Previous results show that clusters in Euclidean spaces that are convex and separated with a margin can be reconstructed exactly using only $O(\log n)$ same-cluster queries, where $n$ is the number of input points.
In this work, we study this problem in the more challenging non-convex setting. We introduce a structural characterization of clusters, called $(\beta,\gamma)$-convexity, that can be applied to any finite set of points equipped with a metric (or even a semimetric, as the triangle inequality is not needed).

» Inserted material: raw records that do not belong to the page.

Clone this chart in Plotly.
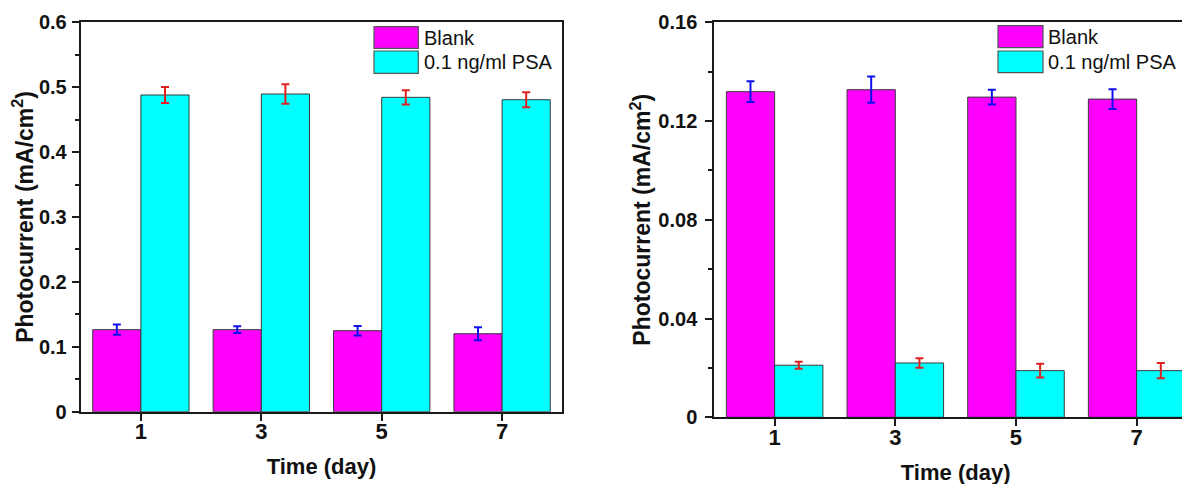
import plotly.graph_objects as go

# ---------------- data ----------------
days = ["1", "3", "5", "7"]

left_blank = [0.1264, 0.1264, 0.1248, 0.1202]
left_blank_err = [0.0080, 0.0052, 0.0072, 0.0100]
left_psa = [0.4880, 0.4895, 0.4844, 0.4807]
left_psa_err = [0.0124, 0.0150, 0.0110, 0.0115]

right_blank = [0.1319, 0.1327, 0.1297, 0.1289]
right_blank_err = [0.0042, 0.0053, 0.0030, 0.0040]
right_psa = [0.0211, 0.0220, 0.0189, 0.0189]
right_psa_err = [0.0014, 0.0019, 0.0028, 0.0031]

series_names = ["Blank", "0.1 ng/ml PSA"]
left_yticks = [0, 0.1, 0.2, 0.3, 0.4, 0.5, 0.6]
left_ytext = ["0", "0.1", "0.2", "0.3", "0.4", "0.5", "0.6"]
right_yticks = [0, 0.04, 0.08, 0.12, 0.16]
right_ytext = ["0", "0.04", "0.08", "0.12", "0.16"]

# ---------------- style ----------------
W, H = 1190, 484
OFF = 8  # the page body margin shifts the figure by 8 px
FONT = "Liberation Sans, Arial, Helvetica, sans-serif"
MAGENTA = "#FF00FF"
CYAN = "#00FFFF"
AXC = "#1a1a1a"


def bar(x, y, err, color, errcolor, name, xa, ya):
    return go.Bar(
        x=x, y=y, name=name, xaxis=xa, yaxis=ya, showlegend=False,
        marker=dict(color=color, line=dict(color="#3a3a3a", width=1)),
        error_y=dict(type="data", array=err, visible=True, color=errcolor,
                     thickness=2, width=4),
    )


fig = go.Figure()
fig.add_trace(bar(days, left_blank, left_blank_err, MAGENTA, "#1010ee", series_names[0], "x", "y"))
fig.add_trace(bar(days, left_psa, left_psa_err, CYAN, "#e02020", series_names[1], "x", "y"))
fig.add_trace(bar(days, right_blank, right_blank_err, MAGENTA, "#1010ee", series_names[0], "x2", "y2"))
fig.add_trace(bar(days, right_psa, right_psa_err, CYAN, "#e02020", series_names[1], "x2", "y2"))


def px(v):
    return min(1.0, (v - OFF) / W)


def py(v):
    return (H - (v - OFF)) / H


xcommon = dict(
    type="category", showline=True, linecolor=AXC, linewidth=2, automargin=False,
    ticks="outside", ticklen=7, tickwidth=2, tickcolor=AXC, ticklabelstandoff=-8,
    tickfont=dict(family=FONT, size=22, color="#111", weight="bold"),
    showgrid=False, zeroline=False,
    title=dict(text="Time (day)", font=dict(family=FONT, size=22, color="#111", weight="bold"), standoff=16),
)
ycommon = dict(
    showline=True, linecolor=AXC, linewidth=2, automargin=False,
    ticks="outside", ticklen=7, tickwidth=2, tickcolor=AXC,
    tickfont=dict(family=FONT, size=20, color="#111", weight="bold"),
    showgrid=False, zeroline=False,
)
ytitle_font = dict(family=FONT, size=23, color="#111", weight="bold")
ytitle_text = "Photocurrent (mA/cm<sup>2</sup>)"

fig.update_layout(
    width=W, height=H,
    margin=dict(l=0, r=0, t=0, b=0, autoexpand=False),
    paper_bgcolor="white", plot_bgcolor="white",
    barmode="group", bargap=0.2, bargroupgap=0,
    showlegend=False,
    xaxis=dict(xcommon, domain=[px(80.7), px(562.3)], range=[-0.5, 3.5],
               anchor="y", mirror=True),
    yaxis=dict(ycommon, domain=[py(411.7), py(22.3)], range=[0, 0.6],
               tickvals=left_yticks, ticktext=left_ytext, ticklabelstandoff=1,
               title=dict(text=ytitle_text, font=ytitle_font, standoff=9),
               minor=dict(ticks="outside", ticklen=4, tickwidth=2, tickcolor=AXC, dtick=0.05, tick0=0),
               anchor="x", mirror=True),
    xaxis2=dict(xcommon, domain=[px(714.3), px(1197)], range=[-0.5, 3.5],
                anchor="y2", mirror=True),
    yaxis2=dict(ycommon, domain=[py(417.3), py(22.3)], range=[0, 0.16],
                tickvals=right_yticks, ticktext=right_ytext, ticklabelstandoff=4,
                title=dict(text=ytitle_text, font=ytitle_font, standoff=1),
                minor=dict(ticks="outside", ticklen=4, tickwidth=2, tickcolor=AXC, dtick=0.02, tick0=0),
                anchor="x2", mirror=False),
)


# ---------------- legends (drawn as boxes + text) ----------------
def add_legend(x0, x1, tx, rows):
    for (y0, y1), color, name in zip(rows, [MAGENTA, CYAN], series_names):
        fig.add_shape(type="rect", xref="paper", yref="paper",
                      x0=px(x0), x1=px(x1), y0=py(y1), y1=py(y0),
                      fillcolor=color, line=dict(color="#555", width=1.2))
        fig.add_annotation(xref="paper", yref="paper", x=px(tx), y=py((y0 + y1) / 2),
                           text=name, showarrow=False, xanchor="left", yanchor="middle",
                           font=dict(family=FONT, size=20, color="#111"))


add_legend(374, 418.3, 422, [(26.7, 48.3), (51, 73.3)])
add_legend(998, 1043, 1046, [(25.7, 47.7), (51, 72.7)])

fig.write_html("out.html")
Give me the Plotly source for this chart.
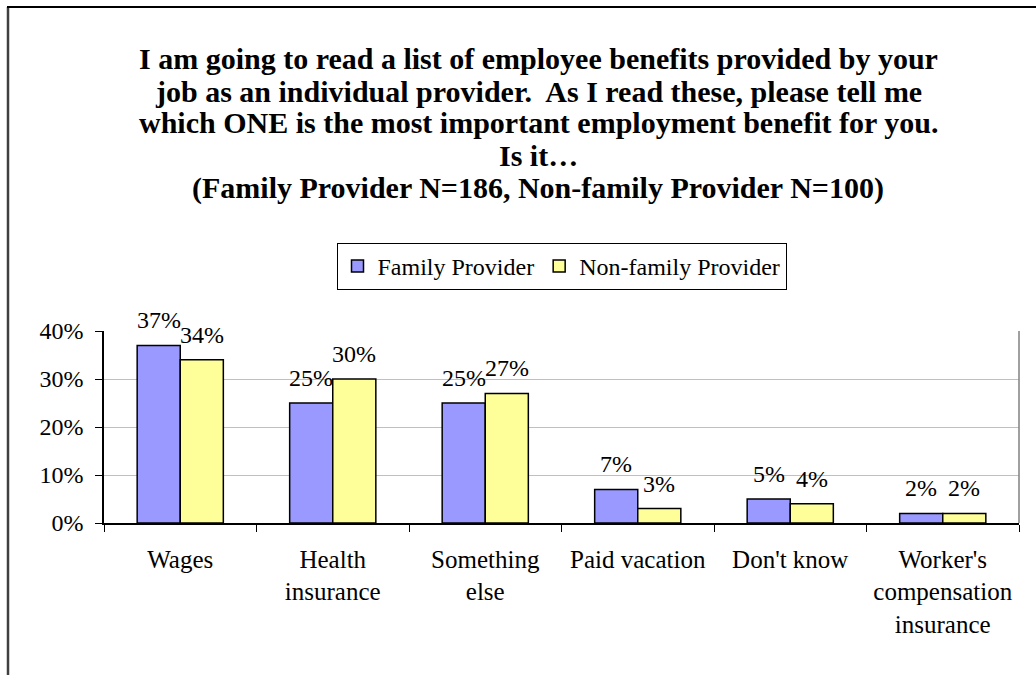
import plotly.graph_objects as go

categories = ["Wages", "Health<br>insurance", "Something<br>else", "Paid vacation",
              "Don't know", "Worker's<br>compensation<br>insurance"]
family = [0.37, 0.25, 0.25, 0.07, 0.05, 0.02]
nonfamily = [0.34, 0.30, 0.27, 0.03, 0.04, 0.02]
y_ticks = [0, 0.1, 0.2, 0.3, 0.4]

title_lines = ["I am going to read a list of employee benefits provided by your",
               "job as an individual provider.  As I read these, please tell me",
               "which ONE is the most important employment benefit for you.",
               "Is it…",
               "(Family Provider N=186, Non-family Provider N=100)"]

SERIF = "Liberation Serif"
W, H = 1036, 675
L, R, T, B = 104, 17, 331, 152
PW, PH = W - L - R, H - T - B
BARGAP = 0.435

def px_x(p):
    return (p - L) / PW

def px_y(p):
    return (H - B - p) / PH

fig = go.Figure()
fig.add_trace(go.Bar(
    name="Family Provider", x=categories, y=family,
    marker=dict(color="#9999FF", line=dict(color="black", width=1.5)),
))
fig.add_trace(go.Bar(
    name="Non-family Provider", x=categories, y=nonfamily,
    marker=dict(color="#FFFF99", line=dict(color="black", width=1.5)),
))

annotations = []
# title, one annotation per line to mimic the tight line spacing
title_y = [58, 91, 123, 155, 188]
for line, yy in zip(title_lines, title_y):
    annotations.append(dict(text="<b>" + line + "</b>", xref="paper", yref="paper",
                            x=px_x(538), y=px_y(yy), xanchor="center", yanchor="middle",
                            showarrow=False, font=dict(family=SERIF, size=30, color="black")))

# data labels above bars
half_bar = PW / len(categories) * (1 - BARGAP) / 4
for series, shift in ((family, -half_bar), (nonfamily, half_bar)):
    for cat, v in zip(categories, series):
        annotations.append(dict(text=f"{v:.0%}", xref="x", yref="y", x=cat, y=v,
                                xshift=shift, yshift=25, xanchor="center", yanchor="middle",
                                showarrow=False,
                                font=dict(family=SERIF, size=24, color="black")))

fig.update_layout(
    width=W, height=H,
    margin=dict(l=L, r=R, t=T, b=B, autoexpand=False),
    paper_bgcolor="white", plot_bgcolor="white",
    barmode="group", bargap=BARGAP, bargroupgap=0,
    font=dict(family=SERIF, size=24, color="black"),
    showlegend=True,
    legend=dict(orientation="h", x=0.5, xanchor="center", y=px_y(243), yanchor="top",
                bordercolor="black", borderwidth=1, bgcolor="white",
                font=dict(family=SERIF, size=24, color="black"),
                itemwidth=30, traceorder="normal"),
    xaxis=dict(showline=True, linecolor="black", linewidth=1.5,
               ticks="outside", tickson="boundaries", ticklen=7, tickcolor="black",
               tickfont=dict(family=SERIF, size=25, color="black"),
               ticklabelstandoff=13,
               showgrid=False),
    yaxis=dict(range=[0, 0.4], tickvals=y_ticks, tickformat=".0%",
               showline=True, linecolor="black", linewidth=1.5,
               ticks="outside", ticklen=7, tickcolor="black",
               ticklabelstandoff=7,
               showgrid=True, gridcolor="#C0C0C0", gridwidth=1,
               zeroline=False,
               tickfont=dict(family=SERIF, size=24, color="black")),
    annotations=annotations,
    shapes=[
        dict(type="line", xref="paper", yref="paper", x0=1, x1=1, y0=0, y1=1,
             line=dict(color="#808080", width=1.5)),
        dict(type="line", xref="paper", yref="paper", x0=px_x(8), x1=px_x(8),
             y0=px_y(7), y1=px_y(H + 5), line=dict(color="#404040", width=2.5)),
        dict(type="line", xref="paper", yref="paper", x0=px_x(7), x1=px_x(W + 5),
             y0=px_y(7), y1=px_y(7), line=dict(color="black", width=2)),
    ],
)

fig.write_html("out.html")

Using $(\beta,\gamma)$-convexity, we can translate natural density properties of clusters (which include, for instance, clusters that are strongly non-convex in $R^d$) into a graph-theoretic notion of convexity.
By exploiting this convexity notion, we design a deterministic algorithm that recovers $(\beta,\gamma)$-convex clusters using $O(k^2 \log n + k^2 (\frac{6}{\beta\gamma})^{dens(X)})$ same-cluster queries, where $k$ is the number of clusters and $dens(X)$ is the density dimension of the semimetric.
We show that an exponential dependence on the density dimension is necessary, and we also show that, if we are allowed to make $O(k^2 + k \log n)$ additional queries to a "cluster separation" oracle, then we can recover clusters that have different and arbitrary scales, even when the scale of each cluster is unknown.